**Records**
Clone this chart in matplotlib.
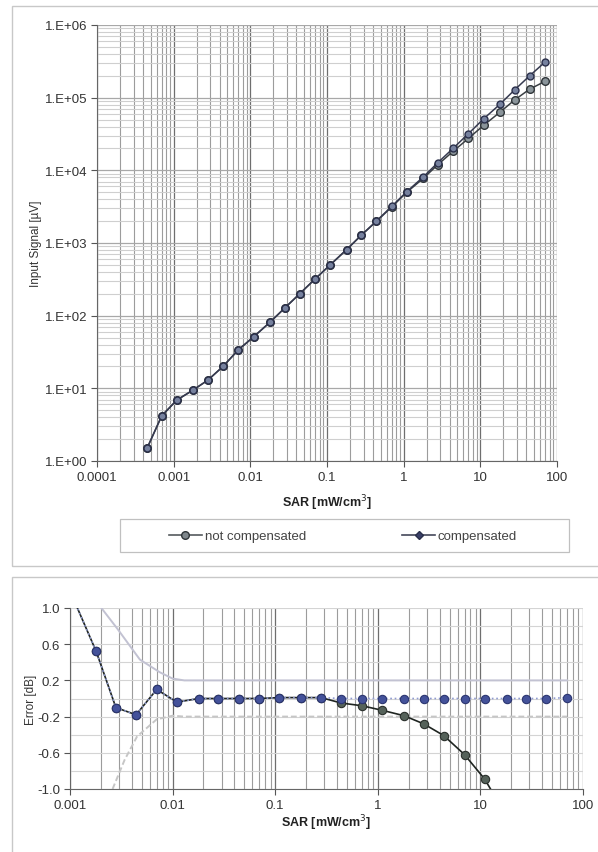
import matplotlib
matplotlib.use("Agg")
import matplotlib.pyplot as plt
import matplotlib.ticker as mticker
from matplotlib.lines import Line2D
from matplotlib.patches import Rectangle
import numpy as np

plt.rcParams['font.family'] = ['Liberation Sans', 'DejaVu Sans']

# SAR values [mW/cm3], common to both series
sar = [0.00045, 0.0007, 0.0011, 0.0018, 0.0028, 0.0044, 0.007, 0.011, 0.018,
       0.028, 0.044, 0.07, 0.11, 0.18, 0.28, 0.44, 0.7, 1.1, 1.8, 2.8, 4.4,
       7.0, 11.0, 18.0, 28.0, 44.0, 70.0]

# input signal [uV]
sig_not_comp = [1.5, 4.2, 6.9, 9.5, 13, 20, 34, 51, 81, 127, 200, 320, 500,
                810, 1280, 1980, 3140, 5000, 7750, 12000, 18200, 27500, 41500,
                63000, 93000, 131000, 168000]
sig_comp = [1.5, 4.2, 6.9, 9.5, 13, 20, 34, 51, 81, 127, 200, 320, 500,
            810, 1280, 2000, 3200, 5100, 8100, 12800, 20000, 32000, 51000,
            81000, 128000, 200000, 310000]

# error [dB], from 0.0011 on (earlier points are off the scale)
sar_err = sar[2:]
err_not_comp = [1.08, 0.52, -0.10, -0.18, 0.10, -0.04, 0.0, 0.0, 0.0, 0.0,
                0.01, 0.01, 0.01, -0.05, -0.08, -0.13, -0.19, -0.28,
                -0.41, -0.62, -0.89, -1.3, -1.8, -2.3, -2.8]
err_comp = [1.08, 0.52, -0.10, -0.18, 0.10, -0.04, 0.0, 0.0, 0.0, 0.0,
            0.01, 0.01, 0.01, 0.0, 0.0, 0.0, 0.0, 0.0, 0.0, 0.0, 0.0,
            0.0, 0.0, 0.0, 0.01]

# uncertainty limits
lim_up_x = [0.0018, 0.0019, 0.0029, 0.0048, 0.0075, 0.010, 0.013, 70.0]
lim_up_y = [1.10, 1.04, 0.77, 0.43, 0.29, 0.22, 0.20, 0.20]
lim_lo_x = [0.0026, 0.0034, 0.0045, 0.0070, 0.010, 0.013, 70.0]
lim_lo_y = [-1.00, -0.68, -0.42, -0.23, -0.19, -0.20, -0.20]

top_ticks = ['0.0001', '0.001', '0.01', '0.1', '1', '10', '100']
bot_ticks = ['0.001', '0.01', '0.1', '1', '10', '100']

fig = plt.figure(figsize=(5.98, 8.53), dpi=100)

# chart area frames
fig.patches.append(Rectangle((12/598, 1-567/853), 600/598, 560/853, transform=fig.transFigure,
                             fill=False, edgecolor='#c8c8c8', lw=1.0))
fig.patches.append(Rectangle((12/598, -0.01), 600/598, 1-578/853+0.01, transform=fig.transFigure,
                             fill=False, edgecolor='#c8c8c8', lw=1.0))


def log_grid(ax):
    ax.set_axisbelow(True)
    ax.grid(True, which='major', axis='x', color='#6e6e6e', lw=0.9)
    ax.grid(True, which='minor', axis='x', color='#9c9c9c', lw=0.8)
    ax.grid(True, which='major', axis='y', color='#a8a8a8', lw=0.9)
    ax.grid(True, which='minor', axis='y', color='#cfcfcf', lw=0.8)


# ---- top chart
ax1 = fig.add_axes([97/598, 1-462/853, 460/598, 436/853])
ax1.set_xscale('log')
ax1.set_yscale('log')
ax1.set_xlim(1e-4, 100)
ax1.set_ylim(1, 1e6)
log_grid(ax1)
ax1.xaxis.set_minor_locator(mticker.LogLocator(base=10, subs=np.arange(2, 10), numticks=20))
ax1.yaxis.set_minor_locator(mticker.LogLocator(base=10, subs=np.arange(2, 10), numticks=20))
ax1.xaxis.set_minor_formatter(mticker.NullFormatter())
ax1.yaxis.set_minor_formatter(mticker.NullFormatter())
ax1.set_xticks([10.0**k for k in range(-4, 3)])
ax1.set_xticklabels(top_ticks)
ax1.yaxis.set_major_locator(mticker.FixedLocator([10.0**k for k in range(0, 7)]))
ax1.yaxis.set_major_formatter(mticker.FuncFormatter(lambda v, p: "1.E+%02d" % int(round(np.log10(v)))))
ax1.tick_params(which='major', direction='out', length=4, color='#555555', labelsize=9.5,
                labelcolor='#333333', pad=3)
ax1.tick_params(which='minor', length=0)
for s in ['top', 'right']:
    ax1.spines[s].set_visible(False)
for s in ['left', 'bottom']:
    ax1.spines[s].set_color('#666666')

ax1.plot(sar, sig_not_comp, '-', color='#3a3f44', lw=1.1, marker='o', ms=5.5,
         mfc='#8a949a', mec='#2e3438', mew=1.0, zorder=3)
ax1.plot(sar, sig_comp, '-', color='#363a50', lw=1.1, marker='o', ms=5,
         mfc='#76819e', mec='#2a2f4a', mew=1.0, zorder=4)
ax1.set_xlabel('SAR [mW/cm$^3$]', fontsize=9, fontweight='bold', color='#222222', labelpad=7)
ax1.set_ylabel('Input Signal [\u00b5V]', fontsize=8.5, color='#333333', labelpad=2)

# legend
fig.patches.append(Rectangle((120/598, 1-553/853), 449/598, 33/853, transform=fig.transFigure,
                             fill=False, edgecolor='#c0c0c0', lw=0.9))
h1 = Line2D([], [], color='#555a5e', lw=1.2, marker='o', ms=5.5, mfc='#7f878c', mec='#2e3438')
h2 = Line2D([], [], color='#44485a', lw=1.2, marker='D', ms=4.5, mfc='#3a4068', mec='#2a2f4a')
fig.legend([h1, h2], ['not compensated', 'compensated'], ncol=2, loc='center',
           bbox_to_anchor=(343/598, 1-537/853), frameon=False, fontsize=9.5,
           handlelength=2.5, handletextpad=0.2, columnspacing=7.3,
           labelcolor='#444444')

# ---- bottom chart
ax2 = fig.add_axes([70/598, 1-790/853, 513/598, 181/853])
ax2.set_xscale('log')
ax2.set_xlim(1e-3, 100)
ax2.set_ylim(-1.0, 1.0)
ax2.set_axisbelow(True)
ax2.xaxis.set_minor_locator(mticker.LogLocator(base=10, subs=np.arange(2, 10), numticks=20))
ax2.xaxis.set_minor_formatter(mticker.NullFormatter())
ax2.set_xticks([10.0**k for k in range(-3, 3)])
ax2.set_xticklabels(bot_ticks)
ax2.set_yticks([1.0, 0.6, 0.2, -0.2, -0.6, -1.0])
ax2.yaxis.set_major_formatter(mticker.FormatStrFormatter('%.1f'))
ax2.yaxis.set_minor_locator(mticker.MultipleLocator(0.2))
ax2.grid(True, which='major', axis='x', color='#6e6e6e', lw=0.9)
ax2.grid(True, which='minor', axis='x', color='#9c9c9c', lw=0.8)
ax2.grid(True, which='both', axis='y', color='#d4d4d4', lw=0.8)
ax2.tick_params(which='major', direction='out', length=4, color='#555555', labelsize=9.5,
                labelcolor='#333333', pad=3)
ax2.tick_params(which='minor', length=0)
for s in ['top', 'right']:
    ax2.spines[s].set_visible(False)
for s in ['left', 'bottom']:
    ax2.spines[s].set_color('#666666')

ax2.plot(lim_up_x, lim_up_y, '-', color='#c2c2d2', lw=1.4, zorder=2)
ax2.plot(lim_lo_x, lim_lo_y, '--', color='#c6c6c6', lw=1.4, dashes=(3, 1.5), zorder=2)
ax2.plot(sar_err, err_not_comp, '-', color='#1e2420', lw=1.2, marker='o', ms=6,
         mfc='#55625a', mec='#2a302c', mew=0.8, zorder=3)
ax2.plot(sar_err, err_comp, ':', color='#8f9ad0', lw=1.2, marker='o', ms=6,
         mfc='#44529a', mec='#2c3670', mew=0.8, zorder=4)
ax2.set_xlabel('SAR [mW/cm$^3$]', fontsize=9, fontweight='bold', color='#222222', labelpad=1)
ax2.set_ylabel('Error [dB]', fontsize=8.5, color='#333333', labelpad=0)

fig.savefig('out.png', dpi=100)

* * *

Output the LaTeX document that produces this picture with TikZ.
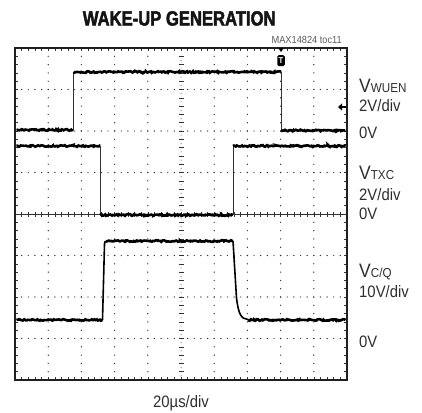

**To do**
Look above for the line with "Clone this chart in matplotlib." and the line with "7.0, 11.0, 18.0, 28.0, 44.0, 70.0]"; set down those two lines and all lines between them exactly, without pictures and without anything else.

**Worked answer**
Clone this chart in matplotlib.
import matplotlib
matplotlib.use("Agg")
import matplotlib.pyplot as plt
import matplotlib.ticker as mticker
from matplotlib.lines import Line2D
from matplotlib.patches import Rectangle
import numpy as np

plt.rcParams['font.family'] = ['Liberation Sans', 'DejaVu Sans']

# SAR values [mW/cm3], common to both series
sar = [0.00045, 0.0007, 0.0011, 0.0018, 0.0028, 0.0044, 0.007, 0.011, 0.018,
       0.028, 0.044, 0.07, 0.11, 0.18, 0.28, 0.44, 0.7, 1.1, 1.8, 2.8, 4.4,
       7.0, 11.0, 18.0, 28.0, 44.0, 70.0]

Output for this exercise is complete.